- Uncategorized
- 03 Apr 06
Being a fiendishly appropriate headline for a column in which our hero reveals how easy it is to win an Oscar and offers his suggestion for the ultimate musical instrument of torture. (And no, it’s not the accordion).
Well, it’s been a pretty normal fortnight in the life of your favourite rock ‘n’ roll personality: a few gigs, a few ligs, lots of cigs, a visit or two from the pigs, and lashings of pills, porter and poontang.

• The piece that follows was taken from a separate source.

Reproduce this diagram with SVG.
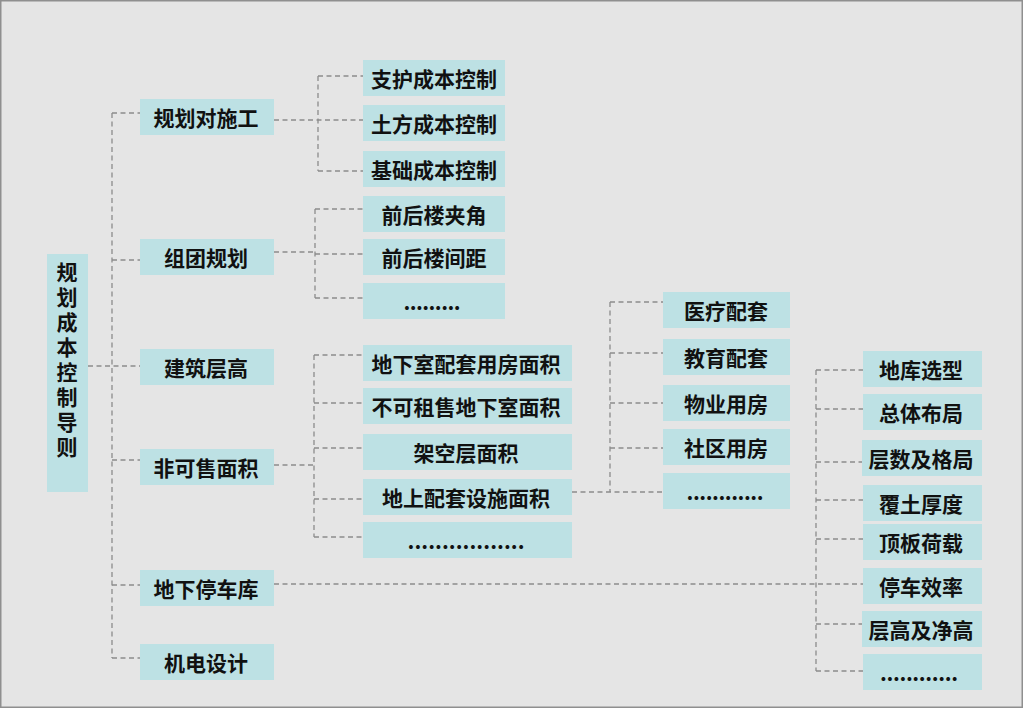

Anything else? Oh yeah, I won an Oscar.
You may have heard about it. Out of our heads on pasta and horse tranquilisers one night, a group of us got out the laptop and lashed together the most demented thing we could dream up: an entirely pointless ‘dark’ saga of some mad people on a train and a couple of suicides, the whole thing loosely stitched together with the worst stage-Irishy dialogue we could scrape from the bottom of the barrel. We still felt there was something missing, something that would unmistakably say: hey world, we’ve a live one here. My old friend, the Foghat roadie Manmountain Dense, finally cracked it: “What about a scene with an exploding cow?” he suggested, reasonably enough.
Done. Then we roped in a few old muckers from the worlds of the small and big screens to act it all out, submitted the thing under the name of a revered playwright – just for extra laughs - and waited for the shitstorm.
And whaddya know? Sam is now the proud possessor of the Academy’s gold statuette and a rake of reviews commending him for a “strikingly original film debut”. Which just goes to show that, contrary to popular opinion, there’s more than one born every minute.
Anyway, now that he is officially up there with Orson, Marty, Al The Hitch and all them cats, Sam is pleased to leave Hollywood to its eternal madness and turn to the eminently sensible subject of heavy metal as an instrument of torture.
Mind-numbing Volume
I’m indebted to my old mucker Brian Boyd who wrote about the subject in Friday’s Irish Times. Seems that Uncle Sam (no relation) has taken to blasting detainees in Iraq and Afghanistan with the music of Metallica, Rage Against The Machine, Throbbing Gristle and others, played at what has been described as “mind-numbing volume.”
The army have also used AC/DC to “soften up” the opposition during its assault on Fallujah. Explained Ben Abel, of the US Army’s Psychological Operations department: “Western music is not the Iraqis’ thing. So our guys have been getting really creative in finding sounds they think would make the enemy upset. These harassment missions work especially well in urban settings like Fallujah. The sounds just keep reverberating off the walls.”
Well, sure, that might sound to you or me just like The Bogey Boys on a hot night in The Baggot Inn back in the day, but then we’d usually softened ourselves up pretty good anyway before the band ever hit the stage.
Come to think of it, if the Yanks are using bad music as an instrument of torture then Sam reckons he has a persuasive personal case to take before an international court of law. Surely some redress is due after all my long years exposed to awful demo tapes, bloody battles of the bands and at least the first third of every festival bill that has ever polluted this fair land of ours. In fact, if I didn’t know better, I’d get Amnesty International on my case, but those losers are probably tied up as usual.
Meantime, I liked the response of Metallica’s Lars Ulrich to the news that his band’s lovely work was being used to try to scramble the brains of prisoners. “No one in Iraq has ever done anything to hurt me,” he pointed out reasonably enough, although presumably he was referring to a time before the unfortunate Iraqis had actually heard ’Enter Sandman’. Anyway, the delicate drummer went on: “I don’t understand why we have to be implicated in this bullshit. I feel horrible about this. But what can I do? Get George Bush on the phone and tell him about some Norwegian death metal bands who are far louder than we are?”
Advertisement
Mournful Dirge
Which is not a bad idea, come to think of it. But, ever helpful, Sam has an even better one: stick one of our revered sean nos singers on a tape loop and cut that little baby loose on the enemy. I’d say just about one hour of a mournful dirge about the drowning at sea of some of poor old devil from the Blaskets, should be enough to end the insurrection there and then, and have even the most zealous enemy of the infidel dropping his weapons and lining up to work behind the counter of the first MacDonalds in Kabul or have his ride pimped by MTV in downtown Baghdad. Yeah, after 79 verses of that ferocious wailing – or about the point in the story where our hero’s sturdy little craft begins to get into difficulties – there’s nowhere on earth which wouldn’t happily settle for a little bit of American-style democracy. Including, perhaps, even America.
Failing that, of course, they could always project my Oscar-winning movie onto the bits of the walls still left standing after AC/DC.
Although, admittedly, that might qualify as overkill.